読む本がないので殊能将之の「ハサミ男」を再読(ゲームはどうした)
この作品は終盤で衝撃の事実が発覚するので、再読時は全く違うイメージで読むことになって面白い。
スリードの技巧がよく出来てるし、マニアックな伏線も面白い。
それだけじゃなく、ハサミ男と「医師」の会話がシニカルかつユーモラスで面白い。
テレビでハサミ男の特番を観賞するときのコメンテータたちの発言によるハサミ男イメージが愉快すぎる。

朝からワイドショーを視聴した結論は、こうだった。
ハサミ男は快楽殺人者で、サディストで、もしかしたら性的不能者で、国内外の連続殺人文献に精通していて、イギリスのなんとかいうロックバンドのファンで、ゲームマニアである。
それがわたしの内面であり、深層心理であり、無意識であり、心の中の暗闇に潜む怪物の正体なのだ。
専門家の皆さん、ありがとう。
しかし、私の知りたい情報は何も得られなかった。

警察たちの精神鑑定と、安定剤についての会話も面白かった。

「そのとおりだよ。脳内物質さえコントロールすれば、万事オーケイ。俺たちの行動はすべて、偉大なる脳内物質に支配されてるんだ!」
村木は両手を広げて、預言者めいた口調になった。
そのうち製薬会社は抗ヤンキー剤なるものを開発するであろう。行為障害の画期的な治療薬。こいつを一日一錠服用するだけで、リーゼントに剃り込みを入れたり、ビーチ・サンダルを履いてウンコ坐りする症状が改善される」
「今どき、そんなわかりやすい不良はいませんよ」
進藤が笑いながら言った。

著者のシュノーたん自身、一時期ウェルニッケ脳症という器質性の鬱病にかかったことがあるらしく、その際の担当医との会話で疑問を抱いたらしい。

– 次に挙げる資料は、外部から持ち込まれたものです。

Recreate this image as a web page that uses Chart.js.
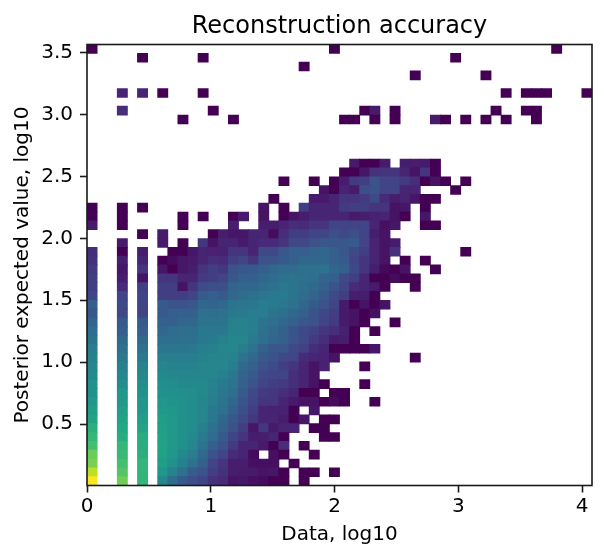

わたしは5年ほど前、器質性の鬱病(ウェルニッケ脳症って病気ですけど)と診断された。これはビタミンB1の欠乏によって起こる一種の栄養失調なんだが、そのときの担当医がこんな話をした。
「真冬にホームレスの人が公園で凍死したりするでしょう。普通、体の上に雪が積もって、凍死するほど寒くなったら、じっとしてなんかいられません。ああいう人たちはビタミンB1欠乏による器質性の鬱状態にあるから、凍死するような寒さになっても動きたくなくなるんです」
 そのときは一瞬、なるほど、と思ったのだが、すぐに考え直した。じゃあ、公園や駅前のホームレスにビタミン剤を配ったら、みんな元気に、人生に前向きになるのか?
a day in the life of mercy snow memo2000年10月

って言うか、新作を書いてよセンセー…。